Now, roll up your sleeves and let’s get cooking!
Mexican Fried Fish Recipe
Before we get started, you need to select a fish to fry.
Here in Mexico, most people go for a tilapia, or mojarra (roll the R), but there are plenty other fish in the sea which are great for frying, like red snapper, bass, trout, black pomfret or even catfish. It all depends on what you like.
The portion will vary depending on the size of the fish you pick out. If you choose a small fish, you might need two per person, but you’ll only need one for each if you select a larger fish.
- 1 large fish or 2 small per person
- Plenty of oil
- A deep frying pan
- Lemon rind
- Garlic cloves
- Flour (optional)
Before you start cooking, make sure the fish has been thoroughly cleaned. All scales should be gone, as well as the entrails, but leave the head and tail.

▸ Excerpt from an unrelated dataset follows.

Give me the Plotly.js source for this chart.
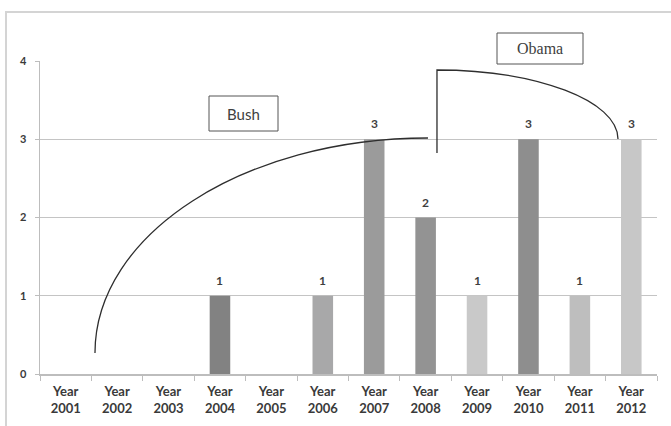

Here in Mexico, when I buy fish the vendor always cleans it well so that it’s ready to cook.
If there is no whole fresh fish available, it’s not a problem. Frozen will do. Just make sure it’s completely thawed and dry before cooking it. You don’t want the humidity to make hot oil jump all over you!
Now that your fish is clean and dry, place it on a cutting board and cut three vertical slits across the body. Turn the fish over and repeat on the other side. These slits will allow the flesh to cook evenly.
Once you’ve cut the slits, it’s time to season the fish. Sprinkle it with salt and pepper to your liking. You can also add powdered garlic if you like.
Some people also use lime or lemon juice to season the fish, but I don’t like to use it because the juice makes the flesh fall apart when it’s cooking.
A good tip is to add garlic cloves and lemon rind to the frying oil. That way, the flavors go all into the fish with the garlic and lemon spilling out all over the place.
While you’re seasoning the fish, pour enough oil into the frying pan and start warming it up. There should be enough oil in there to submerge at least the entire half of the fish. That’s why you need a deep frying pan.
The kind of cooking oil depends on your personal taste. Coconut oil is a healthy option and it’s also great for frying. Avocado oil and olive oil are also good for this. I normally use canola oil because it has a high smoke point.
Warm up the oil over a medium flame, not high. To know if the oil has reached a good temperature for frying, throw in a little piece of bread. If it sinks to the bottom, the oil is not hot enough. If the bread starts frying immediately, the oil is too hot. But it if it floats and starts frying gradually, then the temperature is good.
Before frying, some people dust the entire fish with flour to better protect the flesh. This is helpful, but if you don’t fry the fish correctly, you run the risk of the flour ending up all stuck to the pan.
But don’t worry, you don’t have to use flour. It’s completely optional.
Next, just place the fish in the frying pan with the hot oil and let it cook for at least 5 minutes on each side, or when it turns a golden brown color. Carefully, turn it over and then let it fry on the other side. A pair of thongs will come in handy at this moment.
Once it’s cooked, take the fish out of the oil and let it lie on a couple of paper towels so the excess oil will drip off. And then it’s ready to eat!
Enjoy Mexican Fried Fish
In Mexico, we like to squeeze plenty of lime juice on the fish and some hot salsa too. If you’re not into spicy food, skip the salsa but keep the lime.
I like to eat fried fish with Mexican salad, red rice, beans, and fried plantains on the side. And probably a cold beer too.
Perhaps you think having an entire fish on your plate (with the head, tail and all) looks weird, but let me tell you this is one of the best ways ever to have fish. If you rule it out just because you don’t like the way it looks, you’ll be missing out on something great.
FYI, my kids love to eat fried fish. They even like how the head and tail look too!
What I like best about this dish is you have to eat it slowly. First, because you need to be careful so you won’t get any fish bones stuck between your teeth. Second, because it means you just have to take your time to sit down and enjoy the meal properly, which makes everything taste better.
So when your fish is fried and ready, pour yourself a cold beer and sit down to make this a memorable occasion. Imagine you’re sitting in a little eatery in Mexico, overlooking the beach. Buen provecho!